The Jet Miners has a campsite behind it!!!!! We spent some time there over the winter in our motorhome. I wouldn't have suggested it otherwise....... :wink: 

Ian


----------



## stepps110 (Jan 20, 2008)

Now that makes more sense!
Just checked it out on google earth, looks good.
Will enquire tomorrow.  

Thanks again.


----------



## ceejayt (Nov 25, 2005)

If you want to 'wildcamp' then Here is where we stayed.

Nice place to visit


----------



## stepps110 (Jan 20, 2008)

That is always good to know, thanks.


----------



## camallison (Jul 15, 2009)

Valian said:


> The Jet Miners has a campsite behind it!!!!! We spent some time there over the winter in our motorhome.
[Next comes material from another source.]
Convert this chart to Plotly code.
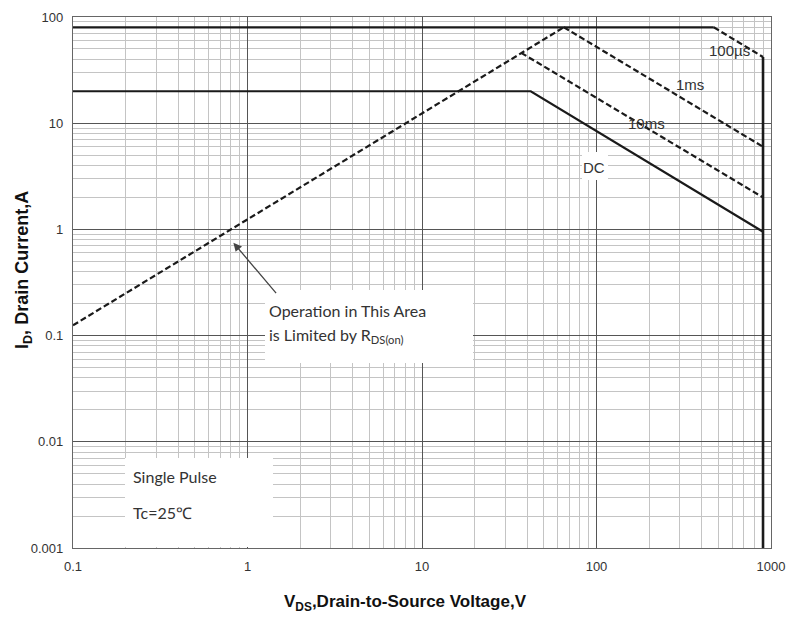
import math
import plotly.graph_objects as go

# ---- data ----
rds_v = [0.1, 65]
rds_i = [0.125, 80]

us100_flat_v = [0.1, 470]
us100_flat_i = [80, 80]
us100_drop_v = [470, 900]
us100_drop_i = [80, 42]

ms1_v = [65, 900]
ms1_i = [80, 6]

ms10_v = [37, 900]
ms10_i = [46, 2]

dc_v = [0.1, 42, 900]
dc_i = [20, 20, 0.95]

bv_v = [900, 900]
bv_i = [42, 0.001]

x_ticks = [0.1, 1, 10, 100, 1000]
x_ticktext = ["0.1", "1", "10", "100", "1000"]
y_ticks = [0.001, 0.01, 0.1, 1, 10, 100]
y_ticktext = ["0.001", "0.01", "0.1", "1", "10", "100"]

labels = ["100µs", "1ms", "10ms", "DC"]
label_v = [582, 343, 194, 97]
label_i = [48.9, 22.9, 10.0, 3.8]

LINE = "#1a1a1a"
DASH = "6px,3px"
fig = go.Figure()

def add(x, y, dash="solid", w=2.2):
    fig.add_trace(go.Scatter(x=x, y=y, mode="lines",
                             line=dict(color=LINE, width=w, dash=dash),
                             showlegend=False, hoverinfo="skip"))

add(rds_v, rds_i, dash=DASH)
add(us100_flat_v, us100_flat_i)
add(us100_drop_v, us100_drop_i, dash=DASH)
add(ms1_v, ms1_i, dash=DASH)
add(ms10_v, ms10_i, dash=DASH)
add(dc_v, dc_i)
add(bv_v, bv_i, w=2.6)

L, R, T, B = 73, 18, 17, 75
W, H = 789, 623
pw, ph = W - L - R, H - T - B
XR = (-1, 3)
YR = (-3, 2)

def px(xp):
    return (xp - L) / pw

def py(yp):
    return (H - B - yp) / ph

def xd(xp):  # pixel -> data value on the log x axis
    return 10 ** (XR[0] + px(xp) * (XR[1] - XR[0]))

def yd(yp):
    return 10 ** (YR[0] + py(yp) * (YR[1] - YR[0]))

# white boxes, drawn between the gridlines and the traces
def box(x0, x1, y0, y1):
    fig.add_shape(type="rect", xref="x", yref="y", layer="between",
                  x0=xd(x0), x1=xd(x1), y0=yd(y1), y1=yd(y0),
                  fillcolor="white", line=dict(width=0))

box(265, 473, 290, 363)
box(125, 273, 458, 547)
box(582, 608, 152, 180)

lab_font = dict(family="Liberation Sans Narrow, Liberation Sans, Arial", size=15, color="#333")
for t, xv, yv in zip(labels, label_v, label_i):
    fig.add_annotation(x=math.log10(xv), y=math.log10(yv), xref="x", yref="y",
                       text=t, showarrow=False, font=lab_font)

note_font = dict(family="Lato, Open Sans, sans-serif", size=16, color="#333")

def note(xp, yp, text):
    fig.add_annotation(xref="paper", yref="paper", x=px(xp), y=py(yp),
                       xanchor="left", yanchor="middle",
                       text=text, showarrow=False, font=note_font)

note(267, 310, "Operation in This Area")
note(267, 335, "is Limited by R<sub>DS(on)</sub>")
note(131, 477, "Single Pulse")
note(131, 512, "Tc=25℃")

# arrow pointing to the RDS(on) line
fig.add_annotation(x=math.log10(0.83), y=math.log10(0.75), xref="x", yref="y",
                   text="", showarrow=True, arrowhead=2, arrowsize=1.3, arrowwidth=1.3,
                   arrowcolor="#444", ax=44, ay=52, axref="pixel", ayref="pixel")

# axis titles
fig.add_annotation(xref="paper", yref="paper", x=px(405), y=py(603),
                   xanchor="center", yanchor="middle",
                   text="V<sub>DS</sub>,Drain-to-Source Voltage,V", showarrow=False,
                   font=dict(family="Liberation Sans, Arial", size=17, color="#111", weight="bold"))
fig.add_annotation(xref="paper", yref="paper", x=px(23), y=py(270), textangle=-90,
                   xanchor="center", yanchor="middle",
                   text="I<sub>D</sub>, Drain Current,A", showarrow=False,
                   font=dict(family="Liberation Sans, Arial", size=18, color="#111", weight="bold"))

tick_font = dict(family="Liberation Sans, Arial", size=13, color="#333")
axis_common = dict(type="log", showgrid=True, gridcolor="#555", gridwidth=1.2,
                   showline=True, linecolor="#666", linewidth=1.2, mirror=True,
                   ticks="", tickfont=tick_font, zeroline=False, automargin=False,
                   minor=dict(showgrid=True, gridcolor="#c4c4c4", gridwidth=1, dtick="D1"))

fig.update_xaxes(range=list(XR), tickvals=x_ticks, ticktext=x_ticktext,
                 ticklabelstandoff=6, **axis_common)
fig.update_yaxes(range=list(YR), tickvals=y_ticks, ticktext=y_ticktext,
                 ticklabelstandoff=6, **axis_common)

fig.update_layout(width=W, height=H, margin=dict(l=L, r=R, t=T, b=B),
                  plot_bgcolor="white", paper_bgcolor="white", showlegend=False)

fig.write_html("out.html", config={"displayModeBar": False},
               post_script="document.body.style.margin='0';document.body.style.overflow='hidden';")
I wouldn't have suggested it otherwise....... :wink:
> 
> Ian


+1 for the Jet Miners Inn - lovely place, not yer plastic pub!

Colin


----------



## stepps110 (Jan 20, 2008)

Colin see you live in Yarm, that is one of the places we want to visit when we are near!
Confirmed for the Jet Miners

thanks to all.


----------



## stepps110 (Jan 20, 2008)

Stayed at the small site behind the Jet Miners Inn, which was a great location for us and a beautiful village.
Pity it was a hot bank holiday weekend and parking was near impossible at the seaside locations we went to!

Thats why we normally avoid bank holidays


----------